- _AIM_: Write out the entire listing below exactly, with the pictures left out.

- _Data extracted from a collection_:
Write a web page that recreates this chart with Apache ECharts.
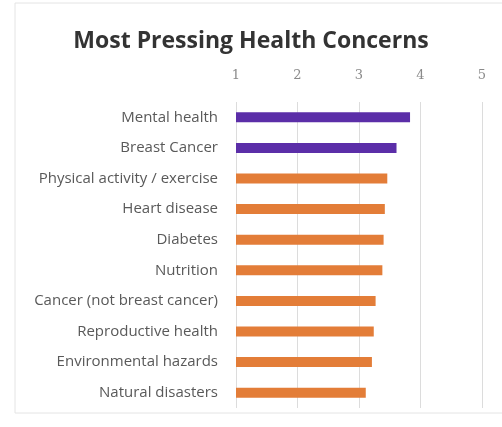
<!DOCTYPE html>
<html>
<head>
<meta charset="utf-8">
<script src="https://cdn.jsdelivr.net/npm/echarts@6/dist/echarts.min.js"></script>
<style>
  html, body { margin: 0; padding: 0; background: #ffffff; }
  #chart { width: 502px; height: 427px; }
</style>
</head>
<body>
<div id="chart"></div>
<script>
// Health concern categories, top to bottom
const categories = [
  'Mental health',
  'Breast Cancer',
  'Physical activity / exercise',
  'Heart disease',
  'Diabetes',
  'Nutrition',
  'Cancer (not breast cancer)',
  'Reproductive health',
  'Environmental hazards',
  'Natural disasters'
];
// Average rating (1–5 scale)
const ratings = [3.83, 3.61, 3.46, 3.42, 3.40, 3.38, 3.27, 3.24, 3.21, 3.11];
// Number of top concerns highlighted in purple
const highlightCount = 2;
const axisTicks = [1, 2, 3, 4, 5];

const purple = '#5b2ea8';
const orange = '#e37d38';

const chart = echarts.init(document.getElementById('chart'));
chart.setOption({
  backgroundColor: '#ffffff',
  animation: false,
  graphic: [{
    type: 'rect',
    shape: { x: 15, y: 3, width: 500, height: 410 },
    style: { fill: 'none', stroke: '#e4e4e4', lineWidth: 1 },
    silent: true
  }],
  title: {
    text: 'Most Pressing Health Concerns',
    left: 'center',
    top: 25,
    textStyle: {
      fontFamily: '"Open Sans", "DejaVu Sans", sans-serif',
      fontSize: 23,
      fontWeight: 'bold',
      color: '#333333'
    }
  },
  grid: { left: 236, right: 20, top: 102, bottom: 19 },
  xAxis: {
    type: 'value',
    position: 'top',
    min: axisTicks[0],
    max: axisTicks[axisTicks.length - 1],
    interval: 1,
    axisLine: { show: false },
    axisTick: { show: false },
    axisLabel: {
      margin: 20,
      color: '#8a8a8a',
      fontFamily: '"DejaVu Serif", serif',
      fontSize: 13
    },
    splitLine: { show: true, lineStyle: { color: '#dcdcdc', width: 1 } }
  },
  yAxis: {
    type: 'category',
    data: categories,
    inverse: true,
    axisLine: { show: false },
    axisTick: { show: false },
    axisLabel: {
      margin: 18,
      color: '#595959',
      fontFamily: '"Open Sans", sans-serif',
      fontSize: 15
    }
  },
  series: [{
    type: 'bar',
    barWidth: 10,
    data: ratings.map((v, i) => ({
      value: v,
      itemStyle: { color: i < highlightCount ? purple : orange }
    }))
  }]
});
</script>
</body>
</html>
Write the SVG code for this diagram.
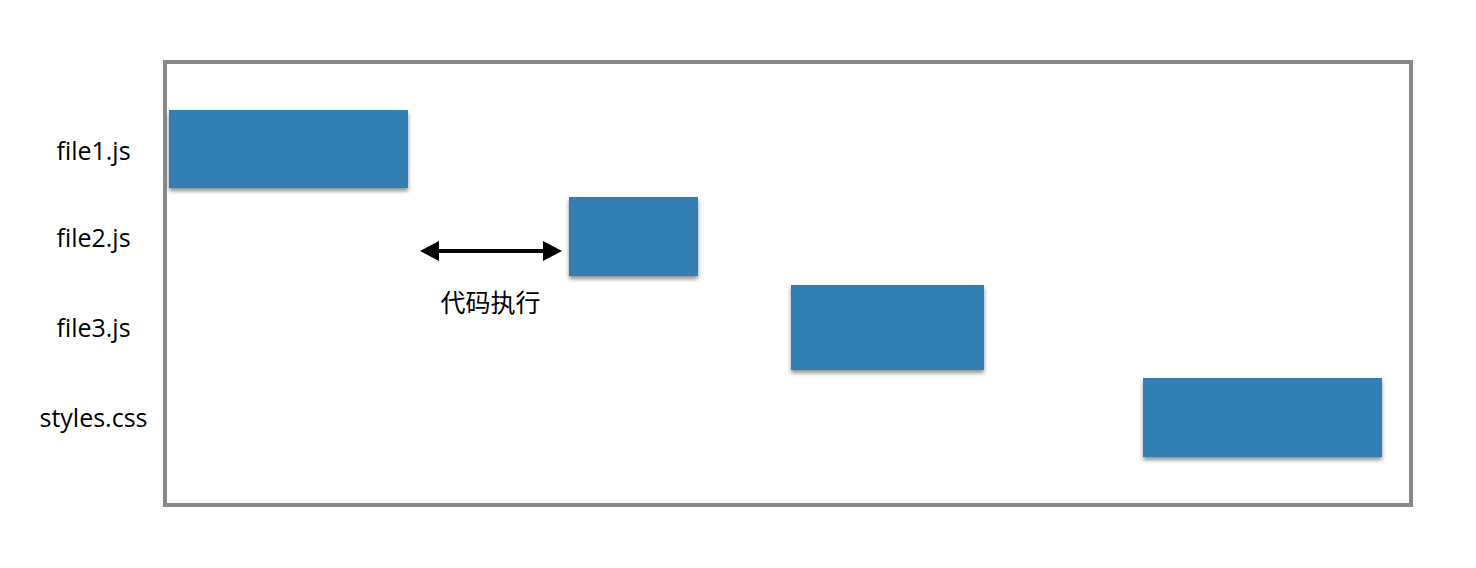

- _PROBLEM SOLUTION_:
Write a web page that recreates this chart with Apache ECharts.
<!DOCTYPE html>
<html>
<head>
<meta charset="utf-8">
<script src="https://cdn.jsdelivr.net/npm/echarts@6/dist/echarts.min.js"></script>
<style>
  html, body { margin: 0; padding: 0; background: #ffffff; }
  #chart { width: 502px; height: 427px; }
</style>
</head>
<body>
<div id="chart"></div>
<script>
// Health concern categories, top to bottom
const categories = [
  'Mental health',
  'Breast Cancer',
  'Physical activity / exercise',
  'Heart disease',
  'Diabetes',
  'Nutrition',
  'Cancer (not breast cancer)',
  'Reproductive health',
  'Environmental hazards',
  'Natural disasters'
];
// Average rating (1–5 scale)
const ratings = [3.83, 3.61, 3.46, 3.42, 3.40, 3.38, 3.27, 3.24, 3.21, 3.11];
// Number of top concerns highlighted in purple
const highlightCount = 2;
const axisTicks = [1, 2, 3, 4, 5];

const purple = '#5b2ea8';
const orange = '#e37d38';

const chart = echarts.init(document.getElementById('chart'));
chart.setOption({
  backgroundColor: '#ffffff',
  animation: false,
  graphic: [{
    type: 'rect',
    shape: { x: 15, y: 3, width: 500, height: 410 },
    style: { fill: 'none', stroke: '#e4e4e4', lineWidth: 1 },
    silent: true
  }],
  title: {
    text: 'Most Pressing Health Concerns',
    left: 'center',
    top: 25,
    textStyle: {
      fontFamily: '"Open Sans", "DejaVu Sans", sans-serif',
      fontSize: 23,
      fontWeight: 'bold',
      color: '#333333'
    }
  },
  grid: { left: 236, right: 20, top: 102, bottom: 19 },
  xAxis: {
    type: 'value',
    position: 'top',
    min: axisTicks[0],
    max: axisTicks[axisTicks.length - 1],
    interval: 1,
    axisLine: { show: false },
    axisTick: { show: false },
    axisLabel: {
      margin: 20,
      color: '#8a8a8a',
      fontFamily: '"DejaVu Serif", serif',
      fontSize: 13
    },
    splitLine: { show: true, lineStyle: { color: '#dcdcdc', width: 1 } }
  },
  yAxis: {
    type: 'category',
    data: categories,
    inverse: true,
    axisLine: { show: false },
    axisTick: { show: false },
    axisLabel: {
      margin: 18,
      color: '#595959',
      fontFamily: '"Open Sans", sans-serif',
      fontSize: 15
    }
  },
  series: [{
    type: 'bar',
    barWidth: 10,
    data: ratings.map((v, i) => ({
      value: v,
      itemStyle: { color: i < highlightCount ? purple : orange }
    }))
  }]
});
</script>
</body>
</html>
Write the SVG code for this diagram.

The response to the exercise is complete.